* Begin *

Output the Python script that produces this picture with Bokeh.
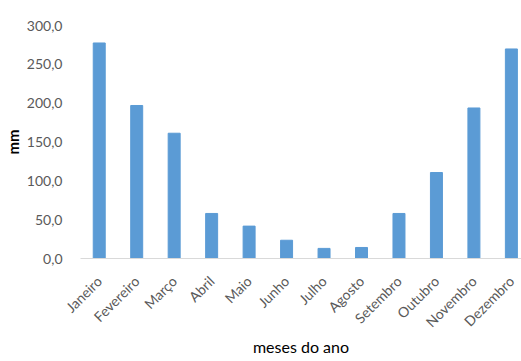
import math
from bokeh.plotting import figure
from bokeh.models import Range1d, FixedTicker, ColumnDataSource
from bokeh.embed import file_html
from bokeh.resources import INLINE

months = ["Janeiro", "Fevereiro", "Março", "Abril", "Maio", "Junho", "Julho",
          "Agosto", "Setembro", "Outubro", "Novembro", "Dezembro"]
rain_mm = [277.5, 197.0, 161.3, 58.0, 41.7, 23.5, 13.0, 14.2, 58.0, 110.7, 193.8, 269.8]
y_ticks = [0, 50, 100, 150, 200, 250, 300]
y_tick_labels = ["0,0", "50,0", "100,0", "150,0", "200,0", "250,0", "300,0"]

xs = list(range(len(months)))
src = ColumnDataSource(dict(x=xs, y=rain_mm))

p = figure(width=521, height=361, output_backend="svg", toolbar_location=None,
           x_range=Range1d(-0.5, 11.27), y_range=Range1d(0, 300),
           min_border_left=79, min_border_right=0, min_border_top=25, min_border_bottom=103)
p.vbar(x="x", top="y", width=0.32, source=src, color="#5b9bd5")

p.outline_line_color = None
p.xgrid.grid_line_color = None
p.ygrid.grid_line_color = None

font = "Lato"
p.xaxis.ticker = FixedTicker(ticks=xs)
p.xaxis.major_label_overrides = {i: m for i, m in enumerate(months)}
p.xaxis.major_label_orientation = math.pi / 4
p.xaxis.major_label_standoff = 14
p.xaxis.major_tick_line_color = None
p.xaxis.minor_tick_line_color = None
p.xaxis.axis_line_color = "#d9d9d9"
p.xaxis.major_label_text_color = "#595959"
p.xaxis.major_label_text_font = font
p.xaxis.major_label_text_font_size = "14px"
p.xaxis.axis_label = "meses do ano"
p.xaxis.axis_label_text_font = font
p.xaxis.axis_label_text_font_style = "normal"
p.xaxis.axis_label_text_font_size = "16px"
p.xaxis.axis_label_text_color = "#000000"
p.xaxis.axis_label_standoff = -2

p.yaxis.ticker = FixedTicker(ticks=y_ticks)
p.yaxis.major_label_overrides = {t: l for t, l in zip(y_ticks, y_tick_labels)}
p.yaxis.major_tick_line_color = None
p.yaxis.minor_tick_line_color = None
p.yaxis.axis_line_color = None
p.yaxis.major_label_text_color = "#595959"
p.yaxis.major_label_text_font = font
p.yaxis.major_label_text_font_size = "14px"
p.yaxis.major_label_standoff = 12
p.yaxis.axis_label = "mm"
p.yaxis.axis_label_text_font = font
p.yaxis.axis_label_text_font_style = "bold"
p.yaxis.axis_label_text_font_size = "15px"
p.yaxis.axis_label_text_color = "#000000"
p.yaxis.axis_label_standoff = 2

open("out.html", "w").write(file_html(p, INLINE))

* End *

### WHAT IS REQUIRED
Restate only the lines running from the start of the material above through the line containing "from bokeh.resources import INLINE", ends included. No pictures.

### TASK RESPONSE
Output the Python script that produces this picture with Bokeh.
import math
from bokeh.plotting import figure
from bokeh.models import Range1d, FixedTicker, ColumnDataSource
from bokeh.embed import file_html
from bokeh.resources import INLINE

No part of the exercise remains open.